A Manhattan federal jury has determined that Live Nation and Ticketmaster engaged in illegal monopoly practices within the ticketing industry. This verdict emerged from an antitrust lawsuit initiated by 39 state attorneys general and the Justice Department, which accused the companies of abusing their dominant position in the live music market. The trial featured testimony from leading figures in music and entertainment, with the jury beginning deliberations on Friday. Notably, during the trial, the Justice Department unexpectedly reached a confidential settlement with Live Nation, allowing certain states to proceed to trial. The settlement mandates that Live Nation permit competitors to sell tickets to its events, limit service fees to 15%, and divest exclusive agreements with 13 amphitheaters, while also establishing a $280 million fund for state damages.
Why It Matters
The ruling against Live Nation and Ticketmaster highlights ongoing concerns about monopolistic practices in the ticketing industry, which have significant implications for consumers, artists, and venues.
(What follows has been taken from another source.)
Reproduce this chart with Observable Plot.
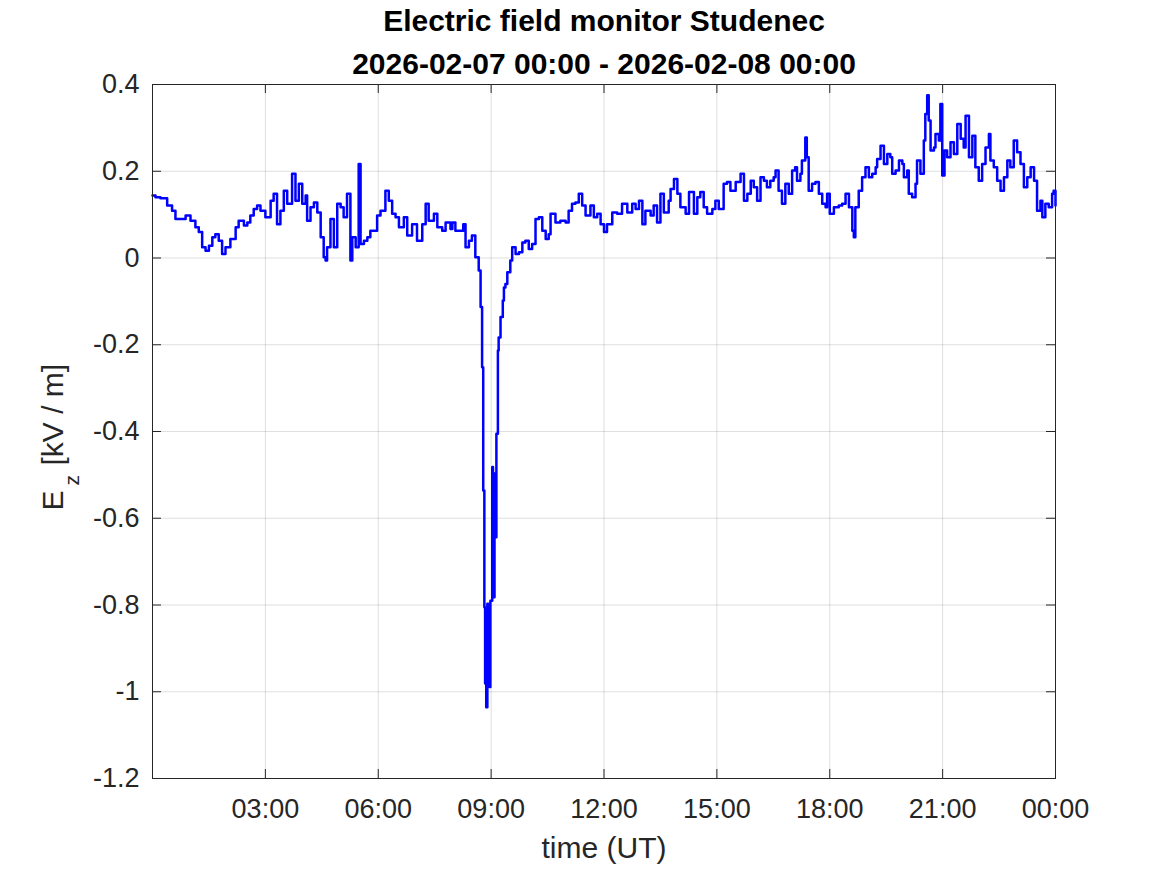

The combination of Live Nation and Ticketmaster has historically raised alarms regarding fair competition and consumer choice, given their control over major live events. This case is part of a broader trend of heightened scrutiny over corporate consolidation in various sectors, emphasizing the government’s commitment to enforcing antitrust laws. As the ticketing market continues to evolve, ensuring fair access and pricing for fans remains a critical issue for policymakers and stakeholders alike.